What you have there is not a centre wheel arbor, it's a static centre post fixed to the main plate.

The set up I described in my initial reply describes the "typical" transmission of drive through to the hands.

 

On your set up the centre wheel arbor doesn't come through the main plate at all and the centre wheel isn't even in the centre!! It 's been offset to make room for the indirectly driven seconds hand.

This set up still requires some form of friction clutch between the motion works and the going train or it would not be possible to adjust the hands, and some form of off set or split cannon pinion is used other than the pinion that the minute hand sits on.

I had a look at the parts sheet for this calibre (download from Cousins) to see if I could spot where it is but it's not obvious.
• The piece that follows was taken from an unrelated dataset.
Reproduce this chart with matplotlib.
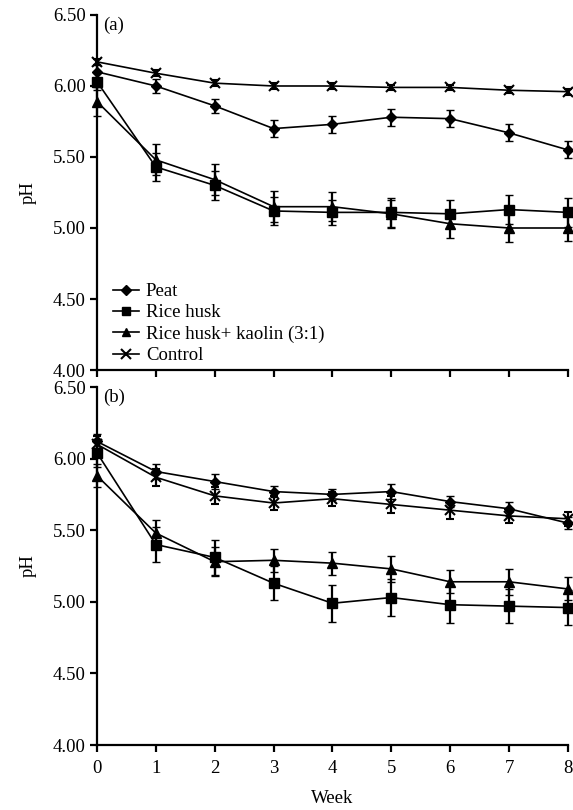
import matplotlib
matplotlib.use("Agg")
import matplotlib.pyplot as plt
from matplotlib.lines import Line2D

plt.rcParams['font.family'] = ['Liberation Serif', 'DejaVu Serif']

weeks = [0, 1, 2, 3, 4, 5, 6, 7, 8]
series_names = ["Peat", "Rice husk", "Rice husk+ kaolin (3:1)", "Control"]

# Panel (a)
a_peat = [6.10, 6.00, 5.86, 5.70, 5.73, 5.78, 5.77, 5.67, 5.55]
a_peat_err = [0.05, 0.05, 0.05, 0.06, 0.06, 0.06, 0.06, 0.06, 0.06]
a_rh = [6.03, 5.43, 5.30, 5.12, 5.11, 5.11, 5.10, 5.13, 5.11]
a_rh_err = [0.06, 0.10, 0.10, 0.10, 0.09, 0.10, 0.10, 0.10, 0.10]
a_rhk = [5.89, 5.48, 5.34, 5.15, 5.15, 5.10, 5.03, 5.00, 5.00]
a_rhk_err = [0.10, 0.11, 0.11, 0.11, 0.10, 0.10, 0.10, 0.10, 0.09]
a_ctrl = [6.17, 6.09, 6.02, 6.00, 6.00, 5.99, 5.99, 5.97, 5.96]
a_ctrl_err = [0.02, 0.02, 0.02, 0.02, 0.02, 0.02, 0.02, 0.02, 0.02]

# Panel (b)
b_peat = [6.12, 5.91, 5.84, 5.77, 5.75, 5.77, 5.70, 5.65, 5.55]
b_peat_err = [0.05, 0.05, 0.05, 0.04, 0.04, 0.05, 0.04, 0.05, 0.04]
b_rh = [6.04, 5.40, 5.31, 5.13, 4.99, 5.03, 4.98, 4.97, 4.96]
b_rh_err = [0.10, 0.12, 0.12, 0.12, 0.13, 0.13, 0.13, 0.12, 0.12]
b_rhk = [5.88, 5.48, 5.28, 5.29, 5.27, 5.23, 5.14, 5.14, 5.09]
b_rhk_err = [0.08, 0.09, 0.10, 0.08, 0.08, 0.09, 0.08, 0.09, 0.08]
b_ctrl = [6.10, 5.87, 5.74, 5.69, 5.72, 5.68, 5.64, 5.60, 5.58]
b_ctrl_err = [0.06, 0.06, 0.06, 0.05, 0.05, 0.06, 0.06, 0.05, 0.05]

markers = ['D', 's', '^', 'x']
msizes = [5.5, 6.5, 6.5, 7]

yticks = [4.00, 4.50, 5.00, 5.50, 6.00, 6.50]
FS = 13.5

fig = plt.figure(figsize=(5.73, 8.10), dpi=100)
ax_a = fig.add_axes([0.1693, 0.5432, 0.8217, 0.4383])
ax_b = fig.add_axes([0.1693, 0.0802, 0.8217, 0.4420])

def draw(ax, data, panel_label, show_xlabels):
    for (vals, errs), m, ms, name in zip(data, markers, msizes, series_names):
        ax.errorbar(weeks, vals, yerr=errs, color='black', marker=m,
                    markersize=ms, markeredgewidth=1.5 if m == 'x' else 1.0,
                    linewidth=1.2, elinewidth=1.6, capsize=3, capthick=1.6,
                    label=name, clip_on=False)
    ax.set_xlim(0, 8)
    ax.set_ylim(4.0, 6.5)
    ax.set_yticks(yticks)
    ax.set_yticklabels([f"{v:.2f}" for v in yticks])
    ax.set_xticks(weeks)
    if show_xlabels:
        ax.set_xticklabels([str(w) for w in weeks])
    else:
        ax.set_xticklabels([])
    for s in ['top', 'right']:
        ax.spines[s].set_visible(False)
    for s in ['left', 'bottom']:
        ax.spines[s].set_linewidth(1.6)
    ax.tick_params(axis='y', direction='out', length=5, width=1.6, labelsize=FS, pad=3)
    ax.tick_params(axis='x', direction='out', length=5, width=1.6, labelsize=FS, pad=6)
    ax.set_ylabel('pH', fontsize=FS, labelpad=12)
    ax.text(0.012, 0.995, panel_label, transform=ax.transAxes, fontsize=FS,
            va='top', ha='left')

draw(ax_a, [(a_peat, a_peat_err), (a_rh, a_rh_err), (a_rhk, a_rhk_err), (a_ctrl, a_ctrl_err)], '(a)', False)
draw(ax_b, [(b_peat, b_peat_err), (b_rh, b_rh_err), (b_rhk, b_rhk_err), (b_ctrl, b_ctrl_err)], '(b)', True)

leg_handles = [Line2D([], [], color='black', marker=m, markersize=ms - 0.5, linewidth=1.2,
                      markeredgewidth=1.5 if m == 'x' else 1.0)
               for m, ms in zip(markers, msizes)]
ax_a.legend(leg_handles, series_names, loc='lower left', bbox_to_anchor=(0.01, -0.015),
            frameon=False, fontsize=FS, handlelength=1.4, handletextpad=0.35,
            labelspacing=0.22, borderaxespad=0.2)

ax_b.set_xlabel('Week', fontsize=FS, labelpad=9)

fig.savefig('out.png', dpi=100)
A closer look at the pics on the Metatechnical Cabinet page though suggests that the mainspring barrel may be the culprit.

If you look at it closely you can see the biggest diameter of the barrel (the "great wheel" or the "first wheel") drives the offset centre wheel (or "second wheel") pinion in the 10 o'clock position. However, there is another wheel (the second wheel sits in between this and the great wheel) with a pinion on top of and coaxial to the barrel. The wheel meshes with the intermediate wheel in the keyless works, but also looks like it should mesh with the minute hand pinion sitting in the deeper recess around the centre post. The pinion meshes with the hour wheel.

My best guess is that the friction clutch is in this extra wheel and pinion set up on top of the barrel.

The good news is that if it can't be adjusted pretty much all of the necessary parts are in stock at Cousins.

The bad news is that the minute hand pinion that you tightened needs to be a free turning fit on the centre post so you will need to open it up again.

 

My apologies if my initial response lead you astray.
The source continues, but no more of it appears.